→ **Aim of the task**:
Exactly the lines from the line containing "Generate a Python" through the line containing "import numpy as np" are to be echoed, with both included and pictures left out.

[Code that draws figures]
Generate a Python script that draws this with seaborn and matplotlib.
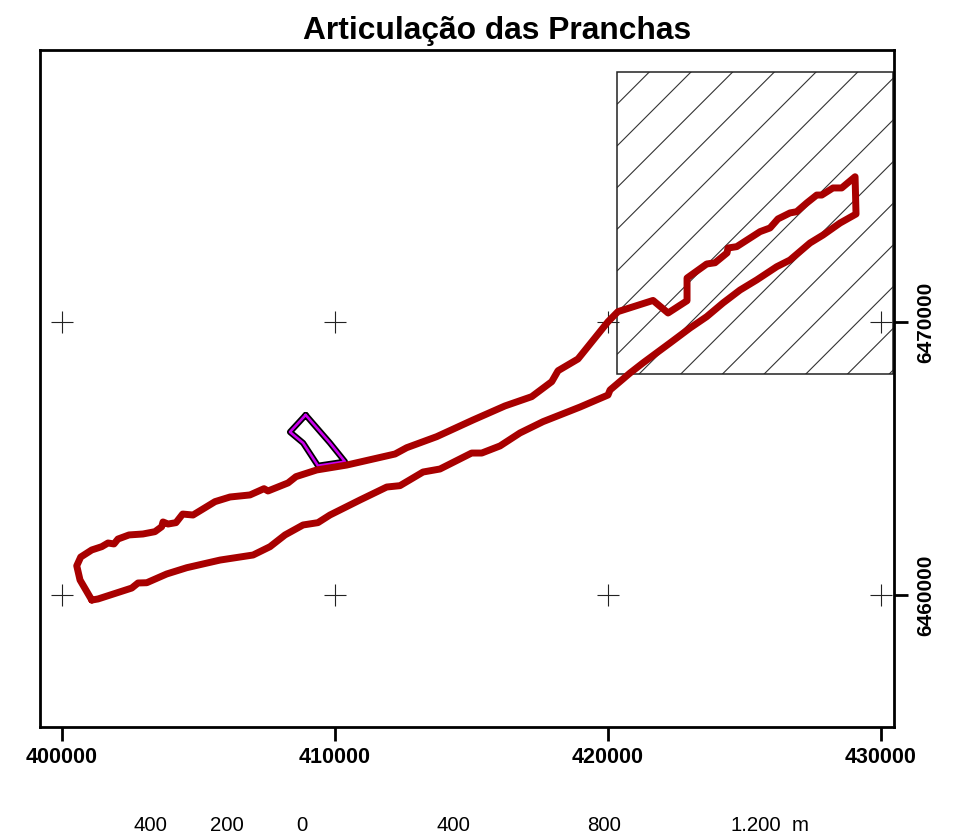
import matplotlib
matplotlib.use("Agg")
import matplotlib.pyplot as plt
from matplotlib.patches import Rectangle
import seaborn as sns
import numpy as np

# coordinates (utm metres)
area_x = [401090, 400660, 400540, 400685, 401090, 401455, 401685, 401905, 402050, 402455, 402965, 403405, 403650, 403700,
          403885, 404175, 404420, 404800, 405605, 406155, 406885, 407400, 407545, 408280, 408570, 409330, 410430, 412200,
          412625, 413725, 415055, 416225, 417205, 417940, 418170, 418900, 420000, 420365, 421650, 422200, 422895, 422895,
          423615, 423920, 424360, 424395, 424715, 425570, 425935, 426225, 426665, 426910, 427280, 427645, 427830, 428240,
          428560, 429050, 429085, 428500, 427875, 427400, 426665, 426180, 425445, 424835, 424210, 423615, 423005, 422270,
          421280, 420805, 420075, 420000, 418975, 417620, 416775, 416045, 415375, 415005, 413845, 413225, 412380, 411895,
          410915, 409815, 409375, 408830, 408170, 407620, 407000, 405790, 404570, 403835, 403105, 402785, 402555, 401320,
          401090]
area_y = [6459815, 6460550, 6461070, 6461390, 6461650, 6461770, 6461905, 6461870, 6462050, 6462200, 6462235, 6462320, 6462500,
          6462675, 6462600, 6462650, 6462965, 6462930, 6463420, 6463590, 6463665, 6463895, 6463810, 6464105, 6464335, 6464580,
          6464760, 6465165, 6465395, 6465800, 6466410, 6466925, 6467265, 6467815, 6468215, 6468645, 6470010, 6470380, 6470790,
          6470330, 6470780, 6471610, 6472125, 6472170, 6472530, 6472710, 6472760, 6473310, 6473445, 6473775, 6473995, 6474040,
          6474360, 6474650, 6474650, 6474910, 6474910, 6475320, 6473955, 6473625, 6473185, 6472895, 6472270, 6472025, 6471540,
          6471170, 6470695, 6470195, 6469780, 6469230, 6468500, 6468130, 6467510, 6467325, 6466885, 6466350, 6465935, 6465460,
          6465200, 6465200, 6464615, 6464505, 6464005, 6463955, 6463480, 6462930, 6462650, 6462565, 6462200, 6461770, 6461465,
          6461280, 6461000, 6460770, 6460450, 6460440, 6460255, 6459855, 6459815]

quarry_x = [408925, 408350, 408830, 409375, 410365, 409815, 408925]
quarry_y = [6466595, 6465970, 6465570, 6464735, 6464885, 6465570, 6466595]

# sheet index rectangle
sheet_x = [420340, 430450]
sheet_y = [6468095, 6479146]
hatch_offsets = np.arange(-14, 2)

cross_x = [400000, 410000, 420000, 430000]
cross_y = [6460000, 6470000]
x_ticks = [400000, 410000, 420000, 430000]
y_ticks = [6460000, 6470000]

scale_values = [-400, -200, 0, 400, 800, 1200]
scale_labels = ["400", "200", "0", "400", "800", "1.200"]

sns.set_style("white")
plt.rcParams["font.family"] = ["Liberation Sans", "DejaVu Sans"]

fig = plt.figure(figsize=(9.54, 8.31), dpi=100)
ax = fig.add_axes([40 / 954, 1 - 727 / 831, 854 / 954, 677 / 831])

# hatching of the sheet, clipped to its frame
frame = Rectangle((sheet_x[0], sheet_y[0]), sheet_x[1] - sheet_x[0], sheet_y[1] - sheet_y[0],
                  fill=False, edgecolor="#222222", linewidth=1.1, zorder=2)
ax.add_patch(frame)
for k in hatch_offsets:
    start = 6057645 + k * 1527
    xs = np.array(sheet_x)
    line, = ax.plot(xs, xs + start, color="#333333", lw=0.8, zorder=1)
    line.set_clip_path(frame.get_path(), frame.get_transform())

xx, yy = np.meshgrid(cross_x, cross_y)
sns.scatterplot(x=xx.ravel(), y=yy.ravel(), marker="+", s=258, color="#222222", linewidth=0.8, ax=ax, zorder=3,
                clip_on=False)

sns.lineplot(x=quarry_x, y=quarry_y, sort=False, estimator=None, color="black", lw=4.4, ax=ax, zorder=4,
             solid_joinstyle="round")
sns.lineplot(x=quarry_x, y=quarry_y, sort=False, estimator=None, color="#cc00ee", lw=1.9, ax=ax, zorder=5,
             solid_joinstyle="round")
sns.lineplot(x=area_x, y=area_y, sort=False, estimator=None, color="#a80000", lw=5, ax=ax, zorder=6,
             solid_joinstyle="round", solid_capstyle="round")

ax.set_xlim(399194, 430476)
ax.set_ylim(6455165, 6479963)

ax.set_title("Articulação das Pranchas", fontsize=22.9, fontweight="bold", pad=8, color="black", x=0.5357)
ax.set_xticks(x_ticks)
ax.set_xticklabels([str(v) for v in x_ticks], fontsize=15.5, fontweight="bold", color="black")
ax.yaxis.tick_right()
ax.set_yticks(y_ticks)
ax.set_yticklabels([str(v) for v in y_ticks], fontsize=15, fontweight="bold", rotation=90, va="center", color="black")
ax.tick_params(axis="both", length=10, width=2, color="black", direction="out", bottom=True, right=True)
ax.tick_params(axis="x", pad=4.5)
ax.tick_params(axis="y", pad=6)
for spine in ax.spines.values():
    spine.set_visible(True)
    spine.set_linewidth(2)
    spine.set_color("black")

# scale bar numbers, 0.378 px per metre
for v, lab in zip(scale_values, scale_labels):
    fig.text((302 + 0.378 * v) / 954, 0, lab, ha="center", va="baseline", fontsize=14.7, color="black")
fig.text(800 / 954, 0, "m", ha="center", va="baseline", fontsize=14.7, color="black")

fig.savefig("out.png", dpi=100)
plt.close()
---
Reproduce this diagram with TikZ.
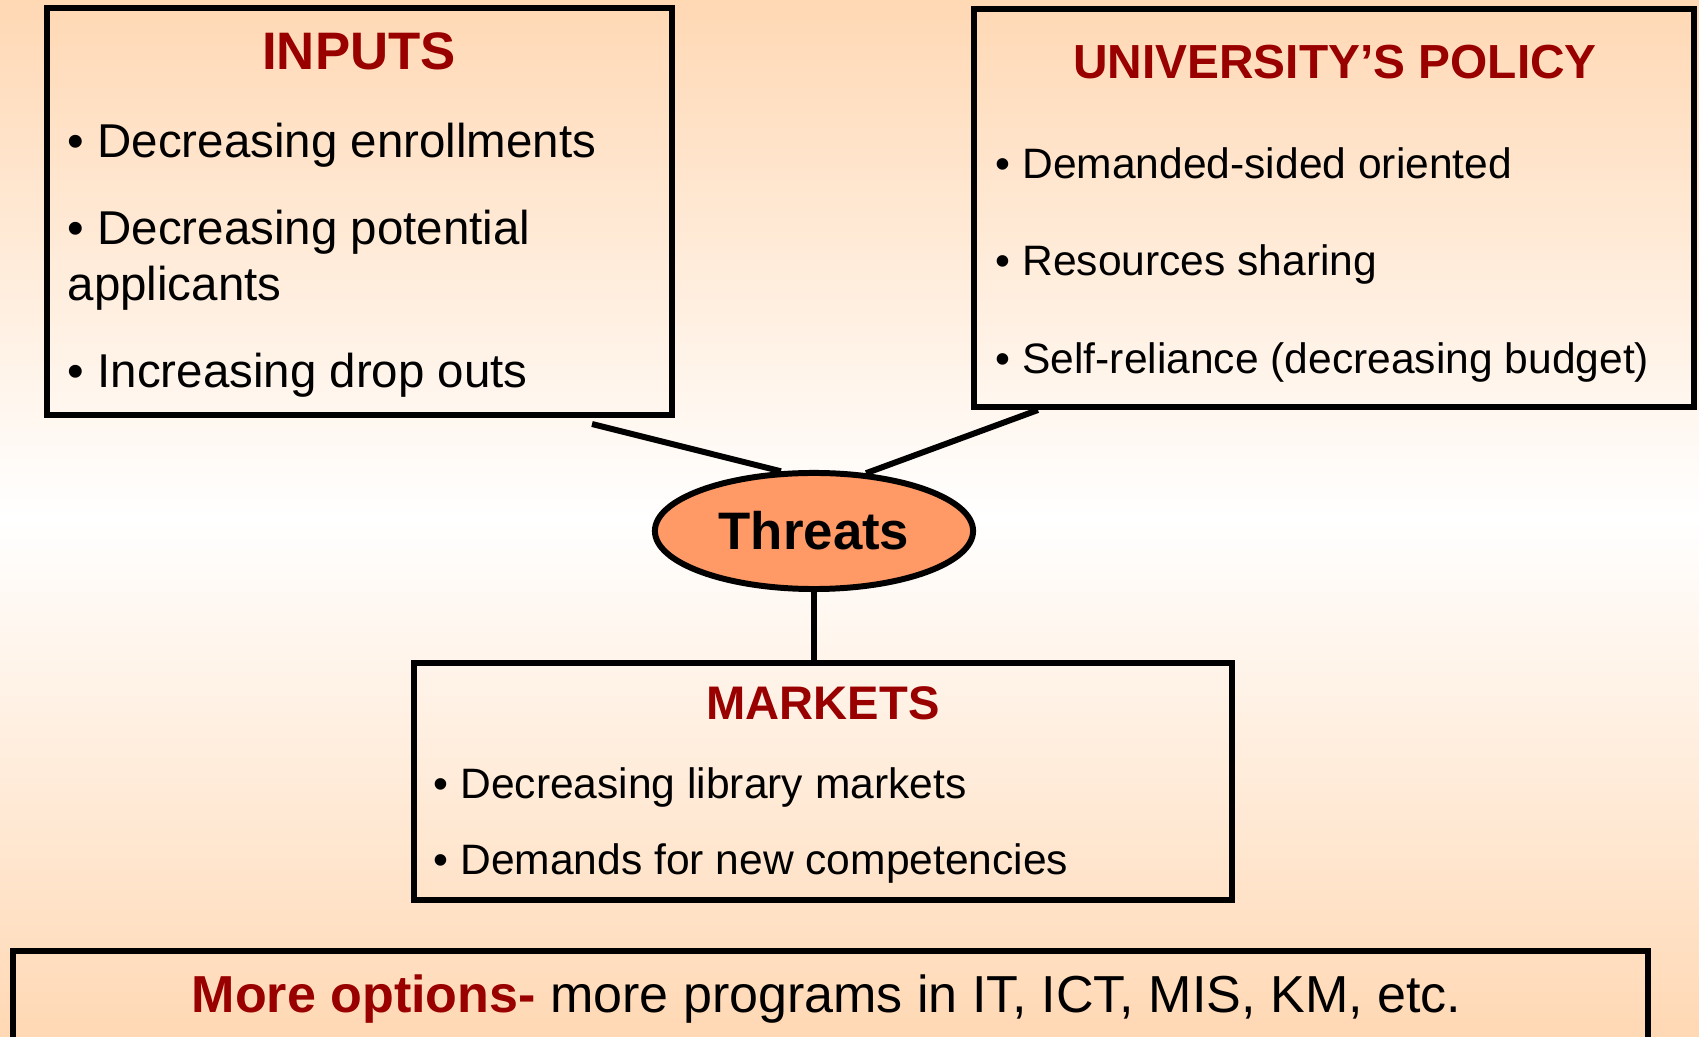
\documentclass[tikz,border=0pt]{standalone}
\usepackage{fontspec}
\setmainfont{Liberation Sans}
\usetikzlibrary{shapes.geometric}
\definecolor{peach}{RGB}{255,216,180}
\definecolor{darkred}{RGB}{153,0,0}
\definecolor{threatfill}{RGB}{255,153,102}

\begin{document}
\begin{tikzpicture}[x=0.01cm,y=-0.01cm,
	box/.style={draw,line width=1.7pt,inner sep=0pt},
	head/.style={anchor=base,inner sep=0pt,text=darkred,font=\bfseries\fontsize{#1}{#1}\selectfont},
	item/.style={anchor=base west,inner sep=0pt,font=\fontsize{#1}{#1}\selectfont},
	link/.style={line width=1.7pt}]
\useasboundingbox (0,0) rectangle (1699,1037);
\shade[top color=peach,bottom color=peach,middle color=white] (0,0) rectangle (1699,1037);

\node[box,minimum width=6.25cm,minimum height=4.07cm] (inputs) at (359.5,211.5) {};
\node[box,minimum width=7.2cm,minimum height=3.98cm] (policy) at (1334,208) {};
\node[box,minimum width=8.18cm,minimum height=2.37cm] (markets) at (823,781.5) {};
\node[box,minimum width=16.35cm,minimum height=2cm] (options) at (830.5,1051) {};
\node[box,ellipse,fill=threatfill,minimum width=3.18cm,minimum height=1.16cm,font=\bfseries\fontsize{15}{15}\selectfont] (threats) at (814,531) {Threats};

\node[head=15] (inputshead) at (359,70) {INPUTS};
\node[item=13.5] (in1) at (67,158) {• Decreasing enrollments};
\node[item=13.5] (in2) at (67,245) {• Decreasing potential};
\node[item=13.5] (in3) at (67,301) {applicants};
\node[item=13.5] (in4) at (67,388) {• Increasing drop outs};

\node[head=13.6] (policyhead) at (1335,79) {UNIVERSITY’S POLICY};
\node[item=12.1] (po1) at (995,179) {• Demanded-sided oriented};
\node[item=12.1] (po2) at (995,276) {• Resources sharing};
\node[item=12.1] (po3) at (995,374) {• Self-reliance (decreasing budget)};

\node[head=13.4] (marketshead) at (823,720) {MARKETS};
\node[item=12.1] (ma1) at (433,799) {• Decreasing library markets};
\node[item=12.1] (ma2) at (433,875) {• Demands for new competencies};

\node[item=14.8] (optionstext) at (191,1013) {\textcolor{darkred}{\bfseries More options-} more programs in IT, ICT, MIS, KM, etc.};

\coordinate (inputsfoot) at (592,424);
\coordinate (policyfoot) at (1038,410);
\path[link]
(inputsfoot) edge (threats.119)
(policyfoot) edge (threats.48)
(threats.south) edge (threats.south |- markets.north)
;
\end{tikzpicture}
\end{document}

→ **Problem solution**:
Generate a Python script that draws this with seaborn and matplotlib.
import matplotlib
matplotlib.use("Agg")
import matplotlib.pyplot as plt
from matplotlib.patches import Rectangle
import seaborn as sns
import numpy as np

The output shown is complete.